─── GIVEN DATA

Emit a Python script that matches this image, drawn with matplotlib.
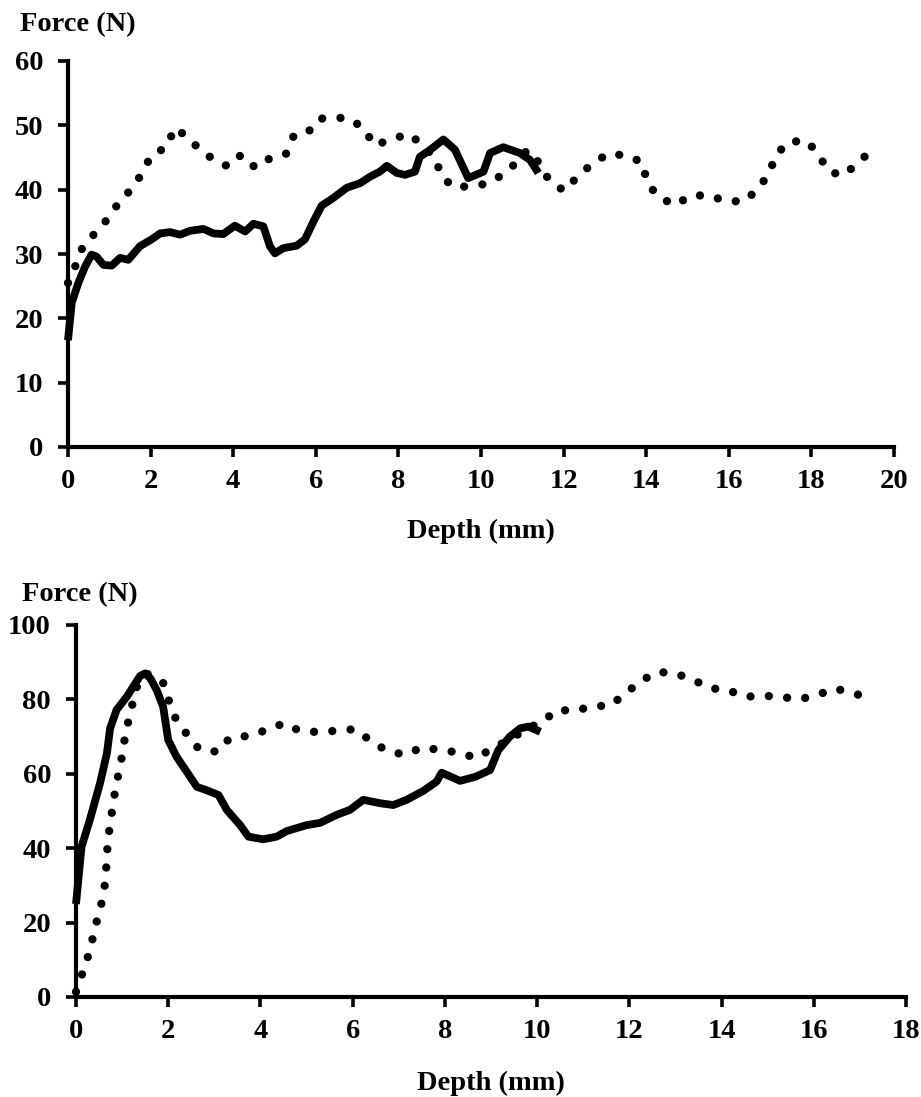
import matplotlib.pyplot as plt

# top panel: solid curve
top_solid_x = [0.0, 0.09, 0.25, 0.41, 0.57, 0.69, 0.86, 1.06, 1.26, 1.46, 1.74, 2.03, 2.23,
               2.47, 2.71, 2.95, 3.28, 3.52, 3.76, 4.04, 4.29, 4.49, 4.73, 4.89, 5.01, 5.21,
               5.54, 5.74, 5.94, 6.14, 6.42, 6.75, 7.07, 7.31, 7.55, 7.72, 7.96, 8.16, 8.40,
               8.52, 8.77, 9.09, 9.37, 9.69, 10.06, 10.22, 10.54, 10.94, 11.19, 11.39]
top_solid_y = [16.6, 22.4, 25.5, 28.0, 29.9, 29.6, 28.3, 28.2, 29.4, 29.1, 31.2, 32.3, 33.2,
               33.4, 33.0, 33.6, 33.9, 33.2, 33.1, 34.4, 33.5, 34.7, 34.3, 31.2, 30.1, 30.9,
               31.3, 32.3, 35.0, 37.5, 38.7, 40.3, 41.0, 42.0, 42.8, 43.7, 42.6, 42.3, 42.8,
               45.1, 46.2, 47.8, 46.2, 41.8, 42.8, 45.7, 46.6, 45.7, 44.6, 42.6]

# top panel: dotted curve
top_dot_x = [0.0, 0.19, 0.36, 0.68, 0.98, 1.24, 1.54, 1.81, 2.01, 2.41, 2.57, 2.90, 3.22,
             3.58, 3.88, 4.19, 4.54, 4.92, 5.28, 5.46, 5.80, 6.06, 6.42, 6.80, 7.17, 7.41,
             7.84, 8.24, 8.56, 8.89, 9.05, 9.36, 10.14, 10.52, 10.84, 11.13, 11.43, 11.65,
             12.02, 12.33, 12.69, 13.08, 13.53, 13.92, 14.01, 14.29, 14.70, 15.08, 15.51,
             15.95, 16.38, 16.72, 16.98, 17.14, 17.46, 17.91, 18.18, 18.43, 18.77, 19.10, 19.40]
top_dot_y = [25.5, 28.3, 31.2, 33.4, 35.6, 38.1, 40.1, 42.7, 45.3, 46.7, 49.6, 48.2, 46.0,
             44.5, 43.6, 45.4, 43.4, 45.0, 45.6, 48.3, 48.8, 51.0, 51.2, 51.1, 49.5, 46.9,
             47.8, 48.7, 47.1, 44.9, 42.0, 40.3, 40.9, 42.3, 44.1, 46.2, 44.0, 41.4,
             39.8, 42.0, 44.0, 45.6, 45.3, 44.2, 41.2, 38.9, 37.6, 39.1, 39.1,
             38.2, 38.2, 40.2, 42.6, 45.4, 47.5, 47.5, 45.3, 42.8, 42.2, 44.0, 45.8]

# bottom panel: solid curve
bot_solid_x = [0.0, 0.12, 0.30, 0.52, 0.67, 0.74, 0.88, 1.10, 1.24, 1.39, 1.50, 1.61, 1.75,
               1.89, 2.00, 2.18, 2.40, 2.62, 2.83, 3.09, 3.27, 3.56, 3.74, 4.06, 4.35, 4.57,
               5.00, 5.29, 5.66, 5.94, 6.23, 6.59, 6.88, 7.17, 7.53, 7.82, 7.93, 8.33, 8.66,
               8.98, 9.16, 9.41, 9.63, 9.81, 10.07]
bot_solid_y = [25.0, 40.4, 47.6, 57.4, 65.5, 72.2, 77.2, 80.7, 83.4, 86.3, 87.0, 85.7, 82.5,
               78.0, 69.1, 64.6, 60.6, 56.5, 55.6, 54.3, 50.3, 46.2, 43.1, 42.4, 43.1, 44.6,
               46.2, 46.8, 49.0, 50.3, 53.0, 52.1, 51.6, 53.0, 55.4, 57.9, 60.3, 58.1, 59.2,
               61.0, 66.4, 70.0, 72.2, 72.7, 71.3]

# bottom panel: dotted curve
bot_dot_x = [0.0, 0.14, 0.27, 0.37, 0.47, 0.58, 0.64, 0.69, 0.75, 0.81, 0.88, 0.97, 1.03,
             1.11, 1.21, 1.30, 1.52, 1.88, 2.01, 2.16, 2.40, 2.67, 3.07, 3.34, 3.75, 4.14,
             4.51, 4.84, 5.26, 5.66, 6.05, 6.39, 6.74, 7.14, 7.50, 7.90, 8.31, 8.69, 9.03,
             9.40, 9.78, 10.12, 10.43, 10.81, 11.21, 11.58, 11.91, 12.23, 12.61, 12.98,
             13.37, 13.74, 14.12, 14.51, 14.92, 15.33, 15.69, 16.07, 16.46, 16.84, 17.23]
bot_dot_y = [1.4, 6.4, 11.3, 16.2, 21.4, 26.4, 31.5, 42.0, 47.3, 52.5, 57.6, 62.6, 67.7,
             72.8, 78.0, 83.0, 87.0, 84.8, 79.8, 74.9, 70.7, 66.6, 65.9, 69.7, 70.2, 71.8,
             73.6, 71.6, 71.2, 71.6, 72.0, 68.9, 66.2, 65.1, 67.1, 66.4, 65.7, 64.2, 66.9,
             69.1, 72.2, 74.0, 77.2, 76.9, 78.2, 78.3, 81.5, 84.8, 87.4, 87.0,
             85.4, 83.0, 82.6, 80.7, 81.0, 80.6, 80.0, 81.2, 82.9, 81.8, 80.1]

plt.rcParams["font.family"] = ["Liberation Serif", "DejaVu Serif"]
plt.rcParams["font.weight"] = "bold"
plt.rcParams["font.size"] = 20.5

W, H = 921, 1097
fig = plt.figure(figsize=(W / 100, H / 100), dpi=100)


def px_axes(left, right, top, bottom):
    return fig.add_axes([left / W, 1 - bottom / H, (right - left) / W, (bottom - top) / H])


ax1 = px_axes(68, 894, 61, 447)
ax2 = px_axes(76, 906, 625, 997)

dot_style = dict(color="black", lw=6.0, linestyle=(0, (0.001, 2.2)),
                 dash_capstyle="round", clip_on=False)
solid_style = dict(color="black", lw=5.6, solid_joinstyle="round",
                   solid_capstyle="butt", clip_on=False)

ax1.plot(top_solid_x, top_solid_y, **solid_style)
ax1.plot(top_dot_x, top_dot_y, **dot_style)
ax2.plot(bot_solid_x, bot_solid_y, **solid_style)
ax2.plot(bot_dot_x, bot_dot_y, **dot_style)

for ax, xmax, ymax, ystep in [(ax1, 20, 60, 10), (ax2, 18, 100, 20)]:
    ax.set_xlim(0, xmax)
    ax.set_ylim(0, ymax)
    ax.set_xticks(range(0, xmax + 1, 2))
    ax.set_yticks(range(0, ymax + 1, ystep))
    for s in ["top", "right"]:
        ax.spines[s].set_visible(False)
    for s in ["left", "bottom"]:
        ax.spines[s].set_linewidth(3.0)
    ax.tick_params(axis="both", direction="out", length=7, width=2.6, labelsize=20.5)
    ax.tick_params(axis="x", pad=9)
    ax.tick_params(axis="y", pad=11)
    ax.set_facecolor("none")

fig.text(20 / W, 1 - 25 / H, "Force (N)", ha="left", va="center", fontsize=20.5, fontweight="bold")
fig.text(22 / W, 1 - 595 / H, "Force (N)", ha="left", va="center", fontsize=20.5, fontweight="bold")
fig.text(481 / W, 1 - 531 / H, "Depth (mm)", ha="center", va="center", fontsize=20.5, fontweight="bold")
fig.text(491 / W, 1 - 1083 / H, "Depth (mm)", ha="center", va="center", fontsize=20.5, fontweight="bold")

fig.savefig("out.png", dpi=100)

──────

### GOAL OF THE EXERCISE
Take the listing above and print it exactly, apart from the pictures.

### CORRECT ANSWER
Emit a Python script that matches this image, drawn with matplotlib.
import matplotlib.pyplot as plt

# top panel: solid curve
top_solid_x = [0.0, 0.09, 0.25, 0.41, 0.57, 0.69, 0.86, 1.06, 1.26, 1.46, 1.74, 2.03, 2.23,
               2.47, 2.71, 2.95, 3.28, 3.52, 3.76, 4.04, 4.29, 4.49, 4.73, 4.89, 5.01, 5.21,
               5.54, 5.74, 5.94, 6.14, 6.42, 6.75, 7.07, 7.31, 7.55, 7.72, 7.96, 8.16, 8.40,
               8.52, 8.77, 9.09, 9.37, 9.69, 10.06, 10.22, 10.54, 10.94, 11.19, 11.39]
top_solid_y = [16.6, 22.4, 25.5, 28.0, 29.9, 29.6, 28.3, 28.2, 29.4, 29.1, 31.2, 32.3, 33.2,
               33.4, 33.0, 33.6, 33.9, 33.2, 33.1, 34.4, 33.5, 34.7, 34.3, 31.2, 30.1, 30.9,
               31.3, 32.3, 35.0, 37.5, 38.7, 40.3, 41.0, 42.0, 42.8, 43.7, 42.6, 42.3, 42.8,
               45.1, 46.2, 47.8, 46.2, 41.8, 42.8, 45.7, 46.6, 45.7, 44.6, 42.6]

# top panel: dotted curve
top_dot_x = [0.0, 0.19, 0.36, 0.68, 0.98, 1.24, 1.54, 1.81, 2.01, 2.41, 2.57, 2.90, 3.22,
             3.58, 3.88, 4.19, 4.54, 4.92, 5.28, 5.46, 5.80, 6.06, 6.42, 6.80, 7.17, 7.41,
             7.84, 8.24, 8.56, 8.89, 9.05, 9.36, 10.14, 10.52, 10.84, 11.13, 11.43, 11.65,
             12.02, 12.33, 12.69, 13.08, 13.53, 13.92, 14.01, 14.29, 14.70, 15.08, 15.51,
             15.95, 16.38, 16.72, 16.98, 17.14, 17.46, 17.91, 18.18, 18.43, 18.77, 19.10, 19.40]
top_dot_y = [25.5, 28.3, 31.2, 33.4, 35.6, 38.1, 40.1, 42.7, 45.3, 46.7, 49.6, 48.2, 46.0,
             44.5, 43.6, 45.4, 43.4, 45.0, 45.6, 48.3, 48.8, 51.0, 51.2, 51.1, 49.5, 46.9,
             47.8, 48.7, 47.1, 44.9, 42.0, 40.3, 40.9, 42.3, 44.1, 46.2, 44.0, 41.4,
             39.8, 42.0, 44.0, 45.6, 45.3, 44.2, 41.2, 38.9, 37.6, 39.1, 39.1,
             38.2, 38.2, 40.2, 42.6, 45.4, 47.5, 47.5, 45.3, 42.8, 42.2, 44.0, 45.8]

# bottom panel: solid curve
bot_solid_x = [0.0, 0.12, 0.30, 0.52, 0.67, 0.74, 0.88, 1.10, 1.24, 1.39, 1.50, 1.61, 1.75,
               1.89, 2.00, 2.18, 2.40, 2.62, 2.83, 3.09, 3.27, 3.56, 3.74, 4.06, 4.35, 4.57,
               5.00, 5.29, 5.66, 5.94, 6.23, 6.59, 6.88, 7.17, 7.53, 7.82, 7.93, 8.33, 8.66,
               8.98, 9.16, 9.41, 9.63, 9.81, 10.07]
bot_solid_y = [25.0, 40.4, 47.6, 57.4, 65.5, 72.2, 77.2, 80.7, 83.4, 86.3, 87.0, 85.7, 82.5,
               78.0, 69.1, 64.6, 60.6, 56.5, 55.6, 54.3, 50.3, 46.2, 43.1, 42.4, 43.1, 44.6,
               46.2, 46.8, 49.0, 50.3, 53.0, 52.1, 51.6, 53.0, 55.4, 57.9, 60.3, 58.1, 59.2,
               61.0, 66.4, 70.0, 72.2, 72.7, 71.3]

# bottom panel: dotted curve
bot_dot_x = [0.0, 0.14, 0.27, 0.37, 0.47, 0.58, 0.64, 0.69, 0.75, 0.81, 0.88, 0.97, 1.03,
             1.11, 1.21, 1.30, 1.52, 1.88, 2.01, 2.16, 2.40, 2.67, 3.07, 3.34, 3.75, 4.14,
             4.51, 4.84, 5.26, 5.66, 6.05, 6.39, 6.74, 7.14, 7.50, 7.90, 8.31, 8.69, 9.03,
             9.40, 9.78, 10.12, 10.43, 10.81, 11.21, 11.58, 11.91, 12.23, 12.61, 12.98,
             13.37, 13.74, 14.12, 14.51, 14.92, 15.33, 15.69, 16.07, 16.46, 16.84, 17.23]
bot_dot_y = [1.4, 6.4, 11.3, 16.2, 21.4, 26.4, 31.5, 42.0, 47.3, 52.5, 57.6, 62.6, 67.7,
             72.8, 78.0, 83.0, 87.0, 84.8, 79.8, 74.9, 70.7, 66.6, 65.9, 69.7, 70.2, 71.8,
             73.6, 71.6, 71.2, 71.6, 72.0, 68.9, 66.2, 65.1, 67.1, 66.4, 65.7, 64.2, 66.9,
             69.1, 72.2, 74.0, 77.2, 76.9, 78.2, 78.3, 81.5, 84.8, 87.4, 87.0,
             85.4, 83.0, 82.6, 80.7, 81.0, 80.6, 80.0, 81.2, 82.9, 81.8, 80.1]

plt.rcParams["font.family"] = ["Liberation Serif", "DejaVu Serif"]
plt.rcParams["font.weight"] = "bold"
plt.rcParams["font.size"] = 20.5

W, H = 921, 1097
fig = plt.figure(figsize=(W / 100, H / 100), dpi=100)


def px_axes(left, right, top, bottom):
    return fig.add_axes([left / W, 1 - bottom / H, (right - left) / W, (bottom - top) / H])


ax1 = px_axes(68, 894, 61, 447)
ax2 = px_axes(76, 906, 625, 997)

dot_style = dict(color="black", lw=6.0, linestyle=(0, (0.001, 2.2)),
                 dash_capstyle="round", clip_on=False)
solid_style = dict(color="black", lw=5.6, solid_joinstyle="round",
                   solid_capstyle="butt", clip_on=False)

ax1.plot(top_solid_x, top_solid_y, **solid_style)
ax1.plot(top_dot_x, top_dot_y, **dot_style)
ax2.plot(bot_solid_x, bot_solid_y, **solid_style)
ax2.plot(bot_dot_x, bot_dot_y, **dot_style)

for ax, xmax, ymax, ystep in [(ax1, 20, 60, 10), (ax2, 18, 100, 20)]:
    ax.set_xlim(0, xmax)
    ax.set_ylim(0, ymax)
    ax.set_xticks(range(0, xmax + 1, 2))
    ax.set_yticks(range(0, ymax + 1, ystep))
    for s in ["top", "right"]:
        ax.spines[s].set_visible(False)
    for s in ["left", "bottom"]:
        ax.spines[s].set_linewidth(3.0)
    ax.tick_params(axis="both", direction="out", length=7, width=2.6, labelsize=20.5)
    ax.tick_params(axis="x", pad=9)
    ax.tick_params(axis="y", pad=11)
    ax.set_facecolor("none")

fig.text(20 / W, 1 - 25 / H, "Force (N)", ha="left", va="center", fontsize=20.5, fontweight="bold")
fig.text(22 / W, 1 - 595 / H, "Force (N)", ha="left", va="center", fontsize=20.5, fontweight="bold")
fig.text(481 / W, 1 - 531 / H, "Depth (mm)", ha="center", va="center", fontsize=20.5, fontweight="bold")
fig.text(491 / W, 1 - 1083 / H, "Depth (mm)", ha="center", va="center", fontsize=20.5, fontweight="bold")

fig.savefig("out.png", dpi=100)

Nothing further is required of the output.